This is a good concern to have. I feel like the emotional currency around self-hosting on tech forums makes too many people excited to talk about self-hosting and forget about practical things like security. Remember: defense in layers.
Things I do:
* Make sure domain WHOIS does not point to me in any way, even if that means using some silly product like "WHOIS GUARD"
* Lock down any and all SSH access. Preferably only allow key-based authentication.
* Secure the communication substrate. For me this means running a Zerotier network which all dependent services listen on. I also try to use Unix sockets for any services colocated on the same operating system and restrict the service to only listen on sockets in a directory specifically accessible by the service.

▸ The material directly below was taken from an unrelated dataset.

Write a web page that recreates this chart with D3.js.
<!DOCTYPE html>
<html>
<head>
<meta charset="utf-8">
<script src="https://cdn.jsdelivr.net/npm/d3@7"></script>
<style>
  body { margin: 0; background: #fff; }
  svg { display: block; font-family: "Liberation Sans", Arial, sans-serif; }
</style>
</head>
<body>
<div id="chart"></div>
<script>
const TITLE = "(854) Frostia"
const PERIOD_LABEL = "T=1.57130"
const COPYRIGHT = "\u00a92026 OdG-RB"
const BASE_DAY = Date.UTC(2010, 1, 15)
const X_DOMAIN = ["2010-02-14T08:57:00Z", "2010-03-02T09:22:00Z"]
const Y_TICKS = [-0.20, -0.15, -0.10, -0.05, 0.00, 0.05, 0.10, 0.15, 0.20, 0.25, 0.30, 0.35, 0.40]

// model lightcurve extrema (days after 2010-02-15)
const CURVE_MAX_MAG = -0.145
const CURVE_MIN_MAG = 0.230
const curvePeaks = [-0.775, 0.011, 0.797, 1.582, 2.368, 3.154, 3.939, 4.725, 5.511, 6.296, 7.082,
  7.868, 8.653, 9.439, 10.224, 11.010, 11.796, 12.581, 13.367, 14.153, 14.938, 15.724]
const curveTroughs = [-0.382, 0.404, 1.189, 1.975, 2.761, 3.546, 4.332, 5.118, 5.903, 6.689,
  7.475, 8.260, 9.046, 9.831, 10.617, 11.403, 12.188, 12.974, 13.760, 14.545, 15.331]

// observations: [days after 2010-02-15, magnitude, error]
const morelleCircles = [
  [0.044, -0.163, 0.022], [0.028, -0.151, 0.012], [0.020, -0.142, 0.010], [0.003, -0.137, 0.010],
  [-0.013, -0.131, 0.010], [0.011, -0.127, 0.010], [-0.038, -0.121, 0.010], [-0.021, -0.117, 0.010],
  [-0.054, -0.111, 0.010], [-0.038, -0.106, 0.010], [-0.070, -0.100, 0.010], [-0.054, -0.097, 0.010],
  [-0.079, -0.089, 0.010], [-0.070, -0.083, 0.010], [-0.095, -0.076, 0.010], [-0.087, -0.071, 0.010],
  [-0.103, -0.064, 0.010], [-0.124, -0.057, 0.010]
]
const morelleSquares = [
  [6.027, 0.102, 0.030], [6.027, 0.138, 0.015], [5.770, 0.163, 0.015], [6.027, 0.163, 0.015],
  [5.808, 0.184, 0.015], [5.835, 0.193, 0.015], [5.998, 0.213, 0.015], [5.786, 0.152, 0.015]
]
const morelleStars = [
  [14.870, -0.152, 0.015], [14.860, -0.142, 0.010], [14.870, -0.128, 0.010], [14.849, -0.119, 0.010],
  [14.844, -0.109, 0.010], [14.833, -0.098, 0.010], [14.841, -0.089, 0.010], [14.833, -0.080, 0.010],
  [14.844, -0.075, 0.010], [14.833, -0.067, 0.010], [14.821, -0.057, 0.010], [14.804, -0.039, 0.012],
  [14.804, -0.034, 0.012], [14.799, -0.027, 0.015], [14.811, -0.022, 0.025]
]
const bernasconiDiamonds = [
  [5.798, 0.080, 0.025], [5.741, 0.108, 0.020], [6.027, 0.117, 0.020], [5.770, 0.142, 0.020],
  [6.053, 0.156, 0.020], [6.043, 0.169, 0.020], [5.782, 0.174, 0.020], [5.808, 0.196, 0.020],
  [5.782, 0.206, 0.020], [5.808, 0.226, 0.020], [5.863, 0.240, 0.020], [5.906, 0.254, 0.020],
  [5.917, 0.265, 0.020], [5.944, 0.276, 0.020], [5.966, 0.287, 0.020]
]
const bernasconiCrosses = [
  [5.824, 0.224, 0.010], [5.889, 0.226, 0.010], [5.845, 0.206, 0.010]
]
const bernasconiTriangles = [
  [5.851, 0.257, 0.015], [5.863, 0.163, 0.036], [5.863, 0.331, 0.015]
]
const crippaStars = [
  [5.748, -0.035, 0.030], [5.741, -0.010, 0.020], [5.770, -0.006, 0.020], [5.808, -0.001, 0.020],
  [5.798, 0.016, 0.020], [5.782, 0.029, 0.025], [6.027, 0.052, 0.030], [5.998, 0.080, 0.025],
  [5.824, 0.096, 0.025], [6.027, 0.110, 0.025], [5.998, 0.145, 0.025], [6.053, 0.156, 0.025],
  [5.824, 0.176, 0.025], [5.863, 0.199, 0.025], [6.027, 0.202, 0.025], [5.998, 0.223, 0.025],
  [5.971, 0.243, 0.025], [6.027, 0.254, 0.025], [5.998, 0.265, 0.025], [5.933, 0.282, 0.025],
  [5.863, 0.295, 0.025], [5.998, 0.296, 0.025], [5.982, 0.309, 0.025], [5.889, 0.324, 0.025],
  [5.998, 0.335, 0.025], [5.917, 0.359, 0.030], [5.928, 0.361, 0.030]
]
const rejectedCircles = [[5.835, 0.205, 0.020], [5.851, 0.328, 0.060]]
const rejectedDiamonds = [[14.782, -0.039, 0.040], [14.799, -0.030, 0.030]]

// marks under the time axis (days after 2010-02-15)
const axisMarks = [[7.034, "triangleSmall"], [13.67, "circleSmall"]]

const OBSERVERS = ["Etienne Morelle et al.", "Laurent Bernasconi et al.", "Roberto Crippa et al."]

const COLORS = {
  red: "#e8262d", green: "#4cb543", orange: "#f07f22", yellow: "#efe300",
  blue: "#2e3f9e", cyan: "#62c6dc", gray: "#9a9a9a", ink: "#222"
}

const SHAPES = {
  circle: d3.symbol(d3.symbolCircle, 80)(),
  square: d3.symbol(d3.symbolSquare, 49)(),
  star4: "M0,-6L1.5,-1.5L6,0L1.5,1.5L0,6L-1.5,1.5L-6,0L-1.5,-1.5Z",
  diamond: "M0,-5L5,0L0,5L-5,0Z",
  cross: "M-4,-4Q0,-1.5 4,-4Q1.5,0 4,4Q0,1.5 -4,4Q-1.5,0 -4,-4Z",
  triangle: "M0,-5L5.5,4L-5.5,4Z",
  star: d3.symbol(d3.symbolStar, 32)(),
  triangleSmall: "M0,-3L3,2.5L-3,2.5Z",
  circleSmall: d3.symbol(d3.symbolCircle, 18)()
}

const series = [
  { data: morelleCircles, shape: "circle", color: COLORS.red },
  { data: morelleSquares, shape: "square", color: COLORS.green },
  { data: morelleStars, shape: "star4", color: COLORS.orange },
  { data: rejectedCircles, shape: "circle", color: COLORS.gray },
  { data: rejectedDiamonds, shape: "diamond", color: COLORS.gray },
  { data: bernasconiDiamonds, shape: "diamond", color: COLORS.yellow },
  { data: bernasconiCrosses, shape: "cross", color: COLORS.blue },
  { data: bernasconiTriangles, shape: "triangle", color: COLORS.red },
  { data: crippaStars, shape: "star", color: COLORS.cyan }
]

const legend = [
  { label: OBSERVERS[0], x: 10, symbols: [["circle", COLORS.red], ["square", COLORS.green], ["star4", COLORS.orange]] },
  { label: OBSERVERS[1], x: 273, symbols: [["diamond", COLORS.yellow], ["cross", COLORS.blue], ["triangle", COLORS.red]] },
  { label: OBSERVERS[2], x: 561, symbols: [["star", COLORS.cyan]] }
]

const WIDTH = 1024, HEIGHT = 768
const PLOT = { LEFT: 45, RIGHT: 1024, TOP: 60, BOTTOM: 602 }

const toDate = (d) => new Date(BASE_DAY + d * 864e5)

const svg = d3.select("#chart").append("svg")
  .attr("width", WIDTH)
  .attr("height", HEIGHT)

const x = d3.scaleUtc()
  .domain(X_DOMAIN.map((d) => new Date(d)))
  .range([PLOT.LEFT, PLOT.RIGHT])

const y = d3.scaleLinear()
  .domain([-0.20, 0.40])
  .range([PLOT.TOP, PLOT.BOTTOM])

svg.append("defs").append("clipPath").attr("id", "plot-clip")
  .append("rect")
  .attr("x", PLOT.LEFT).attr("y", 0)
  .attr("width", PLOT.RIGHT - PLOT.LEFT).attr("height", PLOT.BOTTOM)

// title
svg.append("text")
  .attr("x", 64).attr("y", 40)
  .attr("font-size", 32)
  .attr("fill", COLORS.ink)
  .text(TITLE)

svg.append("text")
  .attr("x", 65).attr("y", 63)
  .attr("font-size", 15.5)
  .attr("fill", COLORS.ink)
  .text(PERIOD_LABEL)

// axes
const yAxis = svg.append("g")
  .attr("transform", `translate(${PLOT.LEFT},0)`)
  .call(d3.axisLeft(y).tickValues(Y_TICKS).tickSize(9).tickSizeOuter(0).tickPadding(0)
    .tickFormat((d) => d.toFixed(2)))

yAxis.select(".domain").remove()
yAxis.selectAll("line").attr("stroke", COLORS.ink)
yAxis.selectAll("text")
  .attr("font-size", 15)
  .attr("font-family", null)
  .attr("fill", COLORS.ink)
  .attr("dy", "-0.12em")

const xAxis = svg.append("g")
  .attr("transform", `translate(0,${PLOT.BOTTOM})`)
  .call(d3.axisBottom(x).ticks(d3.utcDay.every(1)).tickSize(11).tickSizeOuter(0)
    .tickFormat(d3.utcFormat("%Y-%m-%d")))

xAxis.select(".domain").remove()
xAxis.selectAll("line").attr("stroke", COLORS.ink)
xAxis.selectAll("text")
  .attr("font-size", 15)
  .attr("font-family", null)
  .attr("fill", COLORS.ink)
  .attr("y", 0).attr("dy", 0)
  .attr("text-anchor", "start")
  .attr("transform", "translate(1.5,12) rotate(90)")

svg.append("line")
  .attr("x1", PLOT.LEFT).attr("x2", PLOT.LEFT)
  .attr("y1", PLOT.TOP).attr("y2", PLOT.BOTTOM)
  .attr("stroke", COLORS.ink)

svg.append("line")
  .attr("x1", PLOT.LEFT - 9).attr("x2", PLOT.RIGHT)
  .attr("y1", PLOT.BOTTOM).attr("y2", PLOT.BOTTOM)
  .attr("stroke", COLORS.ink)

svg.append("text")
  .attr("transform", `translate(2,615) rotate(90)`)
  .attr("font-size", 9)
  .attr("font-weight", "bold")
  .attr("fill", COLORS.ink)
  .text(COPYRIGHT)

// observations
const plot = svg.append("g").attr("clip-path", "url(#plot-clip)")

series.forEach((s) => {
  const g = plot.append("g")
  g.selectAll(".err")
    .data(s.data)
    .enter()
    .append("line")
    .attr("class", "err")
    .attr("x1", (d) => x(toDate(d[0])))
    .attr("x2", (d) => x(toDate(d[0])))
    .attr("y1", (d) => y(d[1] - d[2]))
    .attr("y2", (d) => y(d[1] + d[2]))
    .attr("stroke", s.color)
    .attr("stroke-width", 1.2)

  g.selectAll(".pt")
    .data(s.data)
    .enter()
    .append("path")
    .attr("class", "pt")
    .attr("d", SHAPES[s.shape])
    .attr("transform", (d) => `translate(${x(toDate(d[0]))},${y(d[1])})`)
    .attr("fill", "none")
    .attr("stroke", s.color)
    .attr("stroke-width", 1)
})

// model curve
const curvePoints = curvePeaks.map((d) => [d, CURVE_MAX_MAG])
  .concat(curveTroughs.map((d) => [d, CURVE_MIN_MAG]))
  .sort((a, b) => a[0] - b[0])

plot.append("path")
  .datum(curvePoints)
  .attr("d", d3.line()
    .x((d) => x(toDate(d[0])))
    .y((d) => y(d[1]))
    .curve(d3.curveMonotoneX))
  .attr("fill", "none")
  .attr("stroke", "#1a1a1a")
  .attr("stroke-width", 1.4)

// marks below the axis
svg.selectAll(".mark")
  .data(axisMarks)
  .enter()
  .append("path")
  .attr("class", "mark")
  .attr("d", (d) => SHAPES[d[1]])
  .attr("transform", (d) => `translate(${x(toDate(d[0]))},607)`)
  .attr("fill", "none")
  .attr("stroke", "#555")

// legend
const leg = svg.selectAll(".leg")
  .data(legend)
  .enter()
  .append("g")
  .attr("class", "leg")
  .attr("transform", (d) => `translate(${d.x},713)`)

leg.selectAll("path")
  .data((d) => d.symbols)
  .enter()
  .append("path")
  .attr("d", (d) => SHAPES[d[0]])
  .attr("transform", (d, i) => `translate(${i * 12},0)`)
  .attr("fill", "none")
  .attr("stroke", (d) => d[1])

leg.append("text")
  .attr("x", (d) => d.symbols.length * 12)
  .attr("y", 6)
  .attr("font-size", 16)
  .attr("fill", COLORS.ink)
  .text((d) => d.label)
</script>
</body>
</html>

* Try to control the permission surface of any service as much as possible. Containers can be a bit heavyweight for self-hosting but make this easy. There's alternatively like bubblewrap and firejail as well.

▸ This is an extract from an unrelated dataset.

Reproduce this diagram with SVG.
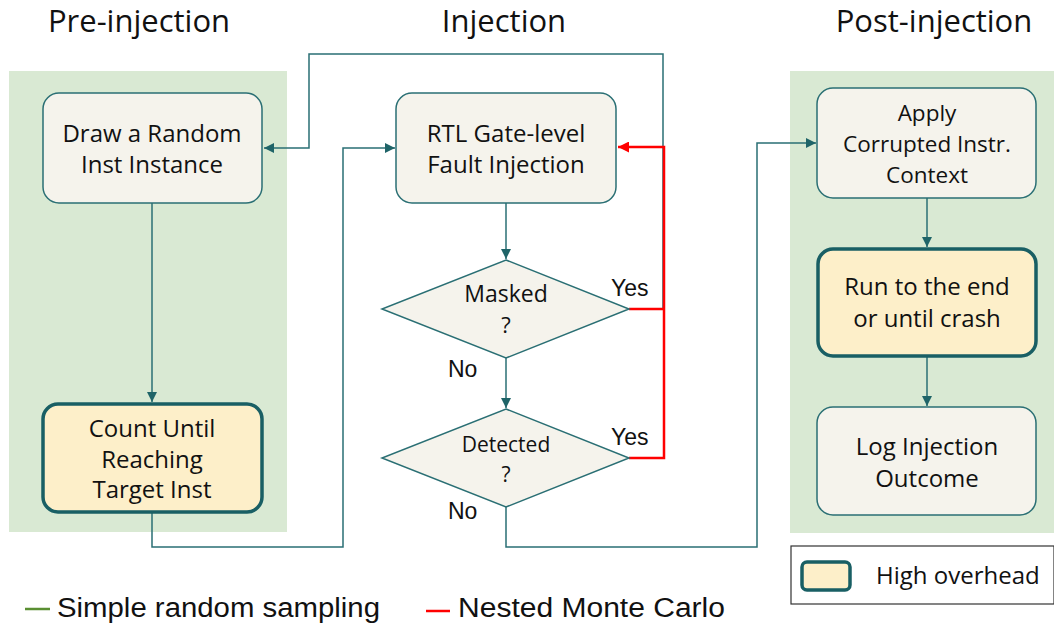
<svg xmlns="http://www.w3.org/2000/svg" width="1054" height="631" viewBox="0 0 1054 631">
<style>
.panel{fill:#d9e9d3;stroke:none}
.box{fill:#f5f3ec;stroke:#2a6f74;stroke-width:1.5}
.hi{fill:#fdefc9;stroke:#195f64;stroke-width:3.5}
.t{font-family:"Open Sans","Noto Sans",sans-serif;font-size:24px;fill:#111;text-anchor:middle}
.title{font-family:"Open Sans","Noto Sans",sans-serif;font-size:31px;fill:#111;text-anchor:middle}
.yn{font-family:"Liberation Sans",Arial,sans-serif;font-size:23px;fill:#111}
.leg{font-family:"Liberation Sans",Arial,sans-serif;font-size:27px;fill:#111}
.c{fill:none;stroke:#2a6f74;stroke-width:1.5}
.r{fill:none;stroke:#ff0000;stroke-width:2.5}
</style>
<defs>
<marker id="at" viewBox="0 0 10 10" refX="10" refY="5" markerWidth="10" markerHeight="10" markerUnits="userSpaceOnUse" orient="auto">
<path d="M0,0 L10,5 L0,10 z" fill="#1f6468"/>
</marker>
<marker id="ar" viewBox="0 0 10 10" refX="10" refY="5" markerWidth="11" markerHeight="11" markerUnits="userSpaceOnUse" orient="auto">
<path d="M0,0 L10,5 L0,10 z" fill="#ff0000"/>
</marker>
</defs>
<rect width="1054" height="631" fill="#ffffff"/>
<g id="panels">
<rect class="panel" x="9" y="71" width="278" height="461"/>
<rect class="panel" x="790" y="71" width="264" height="462"/>
</g>
<g id="titles">
<text class="title" x="139" y="32">Pre-injection</text>
<text class="title" x="504" y="32">Injection</text>
<text class="title" x="934" y="32">Post-injection</text>
</g>
<g id="connectors">
<path class="c" d="M152,203 V402" marker-end="url(#at)"/>
<path class="c" d="M152,513 V547 H343 V148 H395" marker-end="url(#at)"/>
<path class="c" d="M663,309 V54 H309 V148 H264" marker-end="url(#at)"/>
<path class="c" d="M506,203 V259" marker-end="url(#at)"/>
<path class="c" d="M506,358 V408" marker-end="url(#at)"/>
<path class="c" d="M506,507 V547 H757 V143 H816" marker-end="url(#at)"/>
<path class="c" d="M927,198 V247" marker-end="url(#at)"/>
<path class="c" d="M927,357 V406" marker-end="url(#at)"/>
<path class="r" d="M629,309 H664"/>
<path class="r" d="M629,458 H664 V147 H618" marker-end="url(#ar)"/>
</g>
<g id="n-draw">
<rect class="box" x="43" y="93" width="219" height="110" rx="16"/>
<text class="t" x="152" y="142">Draw a Random</text>
<text class="t" x="152" y="173">Inst Instance</text>
</g>
<g id="n-count">
<rect class="hi" x="43" y="404" width="219" height="108" rx="15"/>
<text class="t" x="152" y="437">Count Until</text>
<text class="t" x="152" y="468">Reaching</text>
<text class="t" x="152" y="498">Target Inst</text>
</g>
<g id="n-rtl">
<rect class="box" x="396" y="93" width="220" height="110" rx="16"/>
<text class="t" x="506" y="142">RTL Gate-level</text>
<text class="t" x="506" y="173">Fault Injection</text>
</g>
<g id="n-masked">
<polygon class="box" points="506,260 629,309 506,358 382,309"/>
<text class="t" x="506" y="302" style="font-size:23px">Masked</text>
<text class="t" x="506" y="333" style="font-size:22px">?</text>
</g>
<g id="n-detected">
<polygon class="box" points="506,409 629,458 506,507 382,458"/>
<text class="t" x="506" y="452" style="font-size:21px">Detected</text>
<text class="t" x="506" y="482" style="font-size:21px">?</text>
</g>
<g id="labels">
<text class="yn" x="611" y="296">Yes</text>
<text class="yn" x="611" y="445">Yes</text>
<text class="yn" x="448" y="377">No</text>
<text class="yn" x="448" y="519">No</text>
</g>
<g id="n-apply">
<rect class="box" x="817" y="88" width="219" height="110" rx="16"/>
<text class="t" x="927" y="121" style="font-size:22.5px">Apply</text>
<text class="t" x="927" y="152" style="font-size:22.5px">Corrupted Instr.</text>
<text class="t" x="927" y="183" style="font-size:22.5px">Context</text>
</g>
<g id="n-run">
<rect class="hi" x="818" y="249" width="218" height="107" rx="15"/>
<text class="t" x="927" y="295">Run to the end</text>
<text class="t" x="927" y="327">or until crash</text>
</g>
<g id="n-log">
<rect class="box" x="817" y="407" width="219" height="108" rx="16"/>
<text class="t" x="927" y="455">Log Injection</text>
<text class="t" x="927" y="487">Outcome</text>
</g>
<g id="legend">
<rect x="791" y="546" width="263" height="58" fill="#ffffff" stroke="#333333" stroke-width="1.2"/>
<rect x="802" y="562" width="48" height="28" rx="5" fill="#fdefc9" stroke="#195f64" stroke-width="3.5"/>
<text x="876" y="584" style="font-family:'Open Sans','Noto Sans',sans-serif;font-size:24px;fill:#111">High overhead</text>
<line x1="25" y1="609" x2="50" y2="609" stroke="#5a8f32" stroke-width="2.5"/>
<text class="leg" x="57" y="617" textLength="323" lengthAdjust="spacingAndGlyphs">Simple random sampling</text>
<line x1="426" y1="611" x2="450" y2="611" stroke="#ff0000" stroke-width="2.5"/>
<text class="leg" x="458" y="617" textLength="267" lengthAdjust="spacingAndGlyphs">Nested Monte Carlo</text>
</g>
</svg>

* Make use of services like fail2ban which can automate some of the hunting of bad actors for you.
* Consider hosting a listener for external traffic outside of your infra. For redundancy, load-shedding, and for security I have an external VPS that runs haproxy before routing over Zerotier to my home infrastructure. I enforce rate limits and fail2ban at the VPS so that bad actors get stopped upstream and use none of my home compute or bandwidth. (I also am setting up some redundant caches that live on the VPS so if my home network is down, one of my services can failover.)
* Segregate data into separate databases and make sure services only have access to databases that they need. With Postgres this is really simple with virtual databases being tied to different logins. I have some services that prune databases that run in a cron-like way (but using snooze instead) and they have no outbound net access.
If your network layer is secure and your services follow least-privilege, then you should be fairly in the clear.